I don't have any problem cropping 70mm into 105mm in post with my mrk III. IQ still better. Can the 105 open to f2.8 or gain in shutter speed when needed?


----------



## bass (May 5, 2013)

Things have changed now, i won't be getting anything until mid September of this year does that mean there is something else to concider around this time other than these 2 ? the 24-70ii or 70-200ii ?

Photogeek, the more i think about it the more im re-thinking the 70-200ii like you said and others have said i have the 17-50 on the crop which could act as a 24-70 for the time being until i can afford the 24-70ii. The 60D focus with the Tamron i find to be great and the Tammy puts out really tac sharp images provided i stay below 800 ISO , but 800iso on the 5D3 is not even noticable and low light the 5d3 win's but in saying that i use off camera flash (and sometimes on camera) quite abit as i love the creative side to it.

Regarding primes i think i can leave without the creamy bokeh of the 1.2-1.4's and utilise the versatility of the 70-200ii 2.8.

Ok more thinking deeper thinking !

say the budget for this year is $2000

What would be the best option here:

(Am i really going to see the difference)

Say my budget is $2000

Should i get a Canon 24-70 2.8 ii this year 
and early in to next year (when i can afford it) get the Canon 70-200 2.8 ii

Or

i can get 3 lenses like a 24-105 F4, 70-200 F4 IS and a little extra a Sigma 50.14 ?

I want to shoot portraits, small groups, product, landscape and events ie. engagements or weddings ?

Any information is much appreciated as well as critique !

Bass


----------



## bholliman (May 5, 2013)

bass said:


> Should i get a Canon 24-70 2.8 ii this year
> and early in to next year (when i can afford it) get the Canon 70-200 2.8 ii
> Or
> I can get 3 lenses like a 24-105 F4, 70-200 F4 IS and a little extra a Sigma 50.14 ?
> ...



I see your point in favor of adding the 70-200 now instead of later. Since you don't have any lenses above 100mm now, adding the 70-200 would make sense. If landscapes and outdoor photography were your #1 need, you would be more than happy with a 70-200 f/4.0 IS, but since portraits and events are higher on your list, I think the 2.8 II will meet your need much better.

Personally, my thought process for lens purchases now is to buy the best glass I can afford. Quality over quantity . I have a 24-105L, and its a very good lens, but I wish now that I'd spent the extra $$$ for the 24-70 2.8 II (which I will buy in the next few months).

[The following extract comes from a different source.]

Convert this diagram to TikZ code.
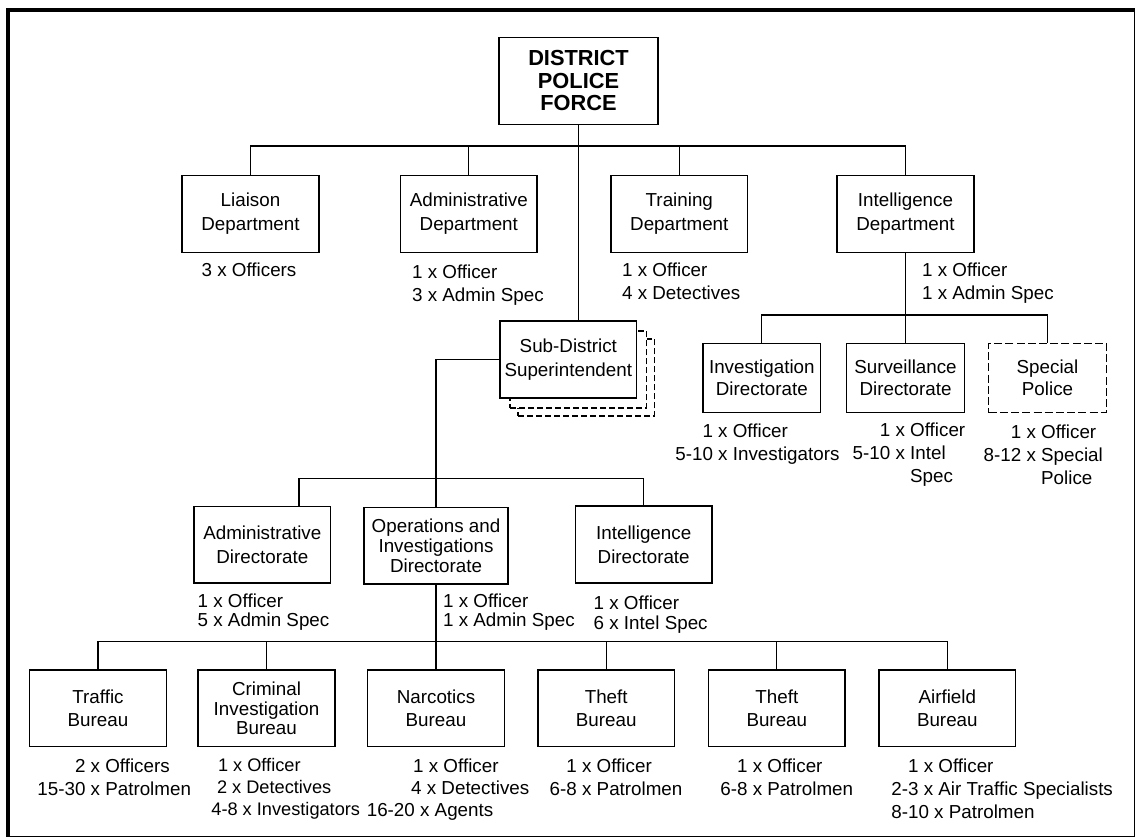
\documentclass[tikz,border=0pt]{standalone}
\usepackage{fontspec}
\setmainfont{Liberation Sans}
\newcommand{\txt}[1]{\fontsize{9.4pt}{#1pt}\selectfont}
\tikzset{
	box/.style={draw,rectangle,align=center,line width=0.75pt,inner sep=0pt,minimum width=68.3pt,minimum height=38.3pt,font=\txt{11.8}},
	subbox/.style={box,minimum width=58.8pt,minimum height=34.7pt,font=\txt{11.2}},
	shadowbox/.style={box,fill=white,dash pattern=on 3pt off 1.5pt},
	staff/.style={align=left,anchor=north west,inner sep=0pt,font=\txt{11.6}},
	link/.style={line width=0.65pt}
}
\begin{document}
\begin{tikzpicture}[x=0.5pt,y=-0.5pt]
			\useasboundingbox (0,0) rectangle (1138,838);
			\draw[line width=0.9pt] (8,10) rectangle (1134.5,836.5);
			\draw[line width=1.6pt] (8,836.5) -- (8,10) -- (1134.5,10);

			\node[box,minimum width=79.4pt,minimum height=43.5pt,font=\bfseries\fontsize{10.9pt}{11.35pt}\selectfont] (DPF) at (578.5,80.8) {DISTRICT\\POLICE\\FORCE};

			\node[coordinate] (X1) at (578.5,146) {};

			\node[box,font=\txt{12}] (LD) at (250.5,214) {Liaison\\Department};
			\node[box,font=\txt{12}] (AD) at (468.8,214) {Administrative\\Department};
			\node[box,font=\txt{12}] (TD) at (679.3,214) {Training\\Department};
			\node[box,font=\txt{12}] (ID) at (905.5,214) {Intelligence\\Department};

			\node[shadowbox] (SDS3) at (586.3,377.5) {};
			\node[shadowbox] (SDS2) at (578.3,369.5) {};
			\node[box,fill=white] (SDS) at (568.3,359.5) {Sub-District\\Superintendent};

			\node[coordinate] (X2) at (905.5,315) {};

			\node[subbox] (IVD) at (761.8,378) {Investigation\\Directorate};
			\node[subbox] (SVD) at (905.5,378) {Surveillance\\Directorate};
			\node[subbox,dash pattern=on 4pt off 1.6pt] (SP) at (1047.5,378) {Special\\Police};

			\node[coordinate] (X3) at (299,478.7) {};

			\node[box] (ADD) at (262.3,544.8) {Administrative\\Directorate};
			\node[box,minimum width=72.2pt,font=\txt{9.85}] (OID) at (436,545.8) {Operations and\\Investigations\\Directorate};
			\node[box] (IND) at (643.7,544.5) {Intelligence\\Directorate};

			\node[coordinate] (X4) at (436,641.7) {};

			\node[box] (TB) at (98,708.3) {Traffic\\Bureau};
			\node[box,font=\txt{9.85}] (CIB) at (266.5,708.3) {Criminal\\Investigation\\Bureau};
			\node[box] (NB) at (436,708.3) {Narcotics\\Bureau};
			\node[box] (TB1) at (606.2,708.3) {Theft\\Bureau};
			\node[box] (TB2) at (776.8,708.3) {Theft\\Bureau};
			\node[box] (AB) at (947.3,708.3) {Airfield\\Bureau};

			\node[staff,anchor=north] (LDs) at (249,262) {3 x Officers};
			\node[staff] (ADs) at (411.7,264.7) {1 x Officer\\3 x Admin Spec};
			\node[staff] (TDs) at (621.7,262.3) {1 x Officer\\4 x Detectives};
			\node[staff] (IDs) at (921.7,262.3) {1 x Officer\\1 x Admin Spec};
			\node[staff] (IVDs) at (675,423) {\hphantom{5-1}1 x Officer\\5-10 x Investigators};
			\node[staff] (SVDs) at (852.3,422.3) {\hphantom{5-1}1 x Officer\\5-10 x Intel\\\hphantom{5-10 x\ }Spec};
			\node[staff] (SPs) at (983.3,424) {\hphantom{8-1}1 x Officer\\8-12 x Special\\\hphantom{8-12 x\ }Police};
			\node[staff,font=\txt{9.8}] (ADDs) at (197.3,593) {1 x Officer\\5 x Admin Spec};
			\node[staff,font=\txt{9.8}] (OIDs) at (442.7,593) {1 x Officer\\1 x Admin Spec};
			\node[staff,font=\txt{10}] (INDs) at (593.3,595.7) {1 x Officer\\6 x Intel Spec};
			\node[staff] (TBs) at (37,758) {\hphantom{15-3}2 x Officers\\15-30 x Patrolmen};
			\node[staff,font=\fontsize{9.1pt}{11pt}\selectfont] (CIBs) at (211,758) {\hspace*{3.3pt}1 x Officer\\\hspace*{2.8pt}2 x Detectives\\4-8 x Investigators};
			\node[staff,font=\txt{11}] (NBs) at (366.4,758) {\hspace*{23.2pt}1 x Officer\\\hspace*{22.2pt}4 x Detectives\\16-20 x Agents};
			\node[staff] (TB1s) at (549.3,758) {\hphantom{6-}1 x Officer\\6-8 x Patrolmen};
			\node[staff] (TB2s) at (720,758) {\hphantom{6-}1 x Officer\\6-8 x Patrolmen};
			\node[staff] (ABs) at (891,758) {\hphantom{2-}1 x Officer\\2-3 x Air Traffic Specialists\\8-10 x Patrolmen};

			\draw[link] (DPF) -- (SDS.north -| DPF);
			\draw[link] (LD) |- (X1) -| (ID);
			\draw[link] (AD) -- (AD |- X1);
			\draw[link] (TD) -- (TD |- X1);
			\draw[link] (ID) -- (SVD);
			\draw[link] (IVD) |- (X2) -| (SP);
			\draw[link] (SDS) -| (OID);
			\draw[link] (ADD.north -| X3) -- (X3) -| (IND);
			\draw[link] (OID) -- (NB);
			\draw[link] (TB) |- (X4) -| (AB);
			\foreach \n in {CIB,TB1,TB2}
				\draw[link] (\n) -- (\n |- X4);
		\end{tikzpicture}
\end{document}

So, my recommendation would be to by the 70-200 2.8 II or 24-70 2.8 II depending on if you feel your greatest need is for the normal zoom or telephoto.


----------



## bholliman (May 5, 2013)

Another lens to consider is the incredible 135L. I bought this lens in February and absolutely love it! Fantastic portrait lens, maybe the best. I have also been using it for shooting my sons junior high golf tournaments and have found it to be a great focal length for golf, basketball (close to the court) and wrestling. Its not as versatile as my 70-200 2.8 II, but a whole lot lighter.


----------



## RLPhoto (May 5, 2013)

Tamron 24-70 VC and 17-40 for the price of the 24-70LII.


----------



## NerdblurbSteve (May 7, 2013)

I got the 5D3 kit and never really fell in love with the 24-105. It was never good enough. However, over the last 9 months i've also picked up the Sigma 35mm 1.4 and Canon 70-200mm F/4 IS and love them both. So where i once thought the 24-105 would be my go-to kit, I pretty much never leave home without the 35mm and 70-200.

I've tried a few times to use the 24-105 only, but i'm always left wishing i would have brought the other lenses for their superior image quality and reach/aperture. Its come to the point where i'm seriously considering selling my 24-105 because it literally has left the house twice in 2013. If i hadn't invested in some expensive 77mm filters when I first got it, it would have been up on eBay already.

With the 35mm and 70-200mm f/4, I really fell like i can shout about 95% of what i want to shoot. For that last 5% i'm trying to decide on a wider lens for lanscapes or a macro lens. I'm interested in both, but don't shoot either all that often.


----------